Definition of Done vs. Definition of Ready: The Secret to High-Performing Teams
Definition of Done vs. Definition of Ready: The Secret to High-Performing Teams
Finding yourself halfway through a Sprint only to realize a task is missing half its requirements? Or worse thinking a feature is "finished" only to have a stakeholder point out it’s missing documentation?
If that sounds familiar, you aren’t alone. Most Agile teams struggle with the "gray areas" of productivity. That’s where the Definition of Ready (DoR) and the Definition of Done (DoD) come in. Think of them as the bookends of your Sprint: one ensures a clean start, and the other ensures a quality finish.
Here is everything you need to know to master these two concepts and keep your team's momentum high.
1. Definition of Ready (DoR): The Starting Line
The Definition of Ready is a set of criteria that a User Story must meet before it is allowed to enter a Sprint.
Think of it like a chef’s mise en place. You wouldn’t start cooking a 5-course meal if half the ingredients were missing and the stove wasn't working. Similarly, a developer shouldn't start a task if the requirements are fuzzy.

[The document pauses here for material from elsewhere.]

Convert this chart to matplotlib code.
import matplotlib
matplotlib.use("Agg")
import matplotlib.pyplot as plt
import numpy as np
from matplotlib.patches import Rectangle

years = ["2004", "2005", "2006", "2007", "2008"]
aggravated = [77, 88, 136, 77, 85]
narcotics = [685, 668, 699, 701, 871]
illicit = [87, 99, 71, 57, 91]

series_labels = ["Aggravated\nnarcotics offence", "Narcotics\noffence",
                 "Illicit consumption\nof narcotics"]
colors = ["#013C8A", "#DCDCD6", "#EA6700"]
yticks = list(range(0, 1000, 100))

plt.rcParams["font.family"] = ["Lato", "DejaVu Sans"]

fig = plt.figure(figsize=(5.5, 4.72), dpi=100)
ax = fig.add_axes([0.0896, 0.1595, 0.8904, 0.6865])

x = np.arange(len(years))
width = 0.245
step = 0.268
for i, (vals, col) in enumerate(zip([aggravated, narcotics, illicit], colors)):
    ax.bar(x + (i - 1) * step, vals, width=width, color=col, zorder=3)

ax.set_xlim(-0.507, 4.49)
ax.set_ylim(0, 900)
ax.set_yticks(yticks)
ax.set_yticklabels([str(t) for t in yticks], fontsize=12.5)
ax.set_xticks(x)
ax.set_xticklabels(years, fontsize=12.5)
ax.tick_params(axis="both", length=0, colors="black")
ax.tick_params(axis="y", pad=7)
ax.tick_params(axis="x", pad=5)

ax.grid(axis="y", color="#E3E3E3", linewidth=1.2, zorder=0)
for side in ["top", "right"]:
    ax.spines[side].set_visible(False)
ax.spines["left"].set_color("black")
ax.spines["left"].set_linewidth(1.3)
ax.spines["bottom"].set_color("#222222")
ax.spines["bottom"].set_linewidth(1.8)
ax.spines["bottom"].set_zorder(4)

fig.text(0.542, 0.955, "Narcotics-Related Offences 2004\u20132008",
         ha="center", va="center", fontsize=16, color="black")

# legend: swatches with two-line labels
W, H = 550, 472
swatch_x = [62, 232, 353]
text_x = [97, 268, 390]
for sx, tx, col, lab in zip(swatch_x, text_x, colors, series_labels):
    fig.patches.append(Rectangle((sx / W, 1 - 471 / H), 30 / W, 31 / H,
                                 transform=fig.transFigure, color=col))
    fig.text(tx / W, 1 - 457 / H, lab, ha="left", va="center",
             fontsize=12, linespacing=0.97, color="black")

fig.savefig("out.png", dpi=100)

What makes a story "Ready"?
Most teams use the INVEST acronym to define readiness:
- Independent: Can it be done without waiting on another story?
- Negotiable: Is there room for discussion?
- Valuable: Does it provide value to the user?
- Estimable: Does the team understand it enough to give it a "size"?
- Small: Can it be finished within a single Sprint?
- Testable: Do we know how to verify it works?
Example DoR Criteria:
- User Story is written in the "As a... I want... So that..." format.
- Acceptance criteria are clearly defined.
- UI/UX designs are attached (if applicable).
- Dependencies are identified and cleared.
2. Definition of Done (DoD): The Finish Line
While the DoR focuses on the input, the Definition of Done focuses on the output. It is a shared, formal agreement on the quality standards a product increment must meet to be considered releasable.
If the DoR is about "doing the right things," the DoD is about "doing things right."
Why DoD is non-negotiable
Without a clear DoD, "Done" becomes a subjective term. One developer might think "Done" means the code is on their machine, while another thinks it means it's live in production. This leads to technical debt and "hidden" work that crops up later.
Example DoD Criteria:
- Code is peer-reviewed.
- Unit tests pass with at least 80% coverage.
- Documentation (README or Wiki) is updated.
- The feature is deployed to a staging environment.
- Product Owner has "signed off" on the demo.
The "Golden Rule" for Your Team
It’s important to remember that these aren't meant to be rigid, bureaucratic hurdles. They are evolving agreements.
If your team finds that stories are consistently getting blocked, your DoR might need to be stricter. If bugs are leaking into production, your DoD probably needs more "teeth." Start small maybe 3 or 4 points for each and refine them during your Sprint Retrospectives.
By mastering these two definitions, you aren't just "doing Agile" you're building a culture of accountability and excellence.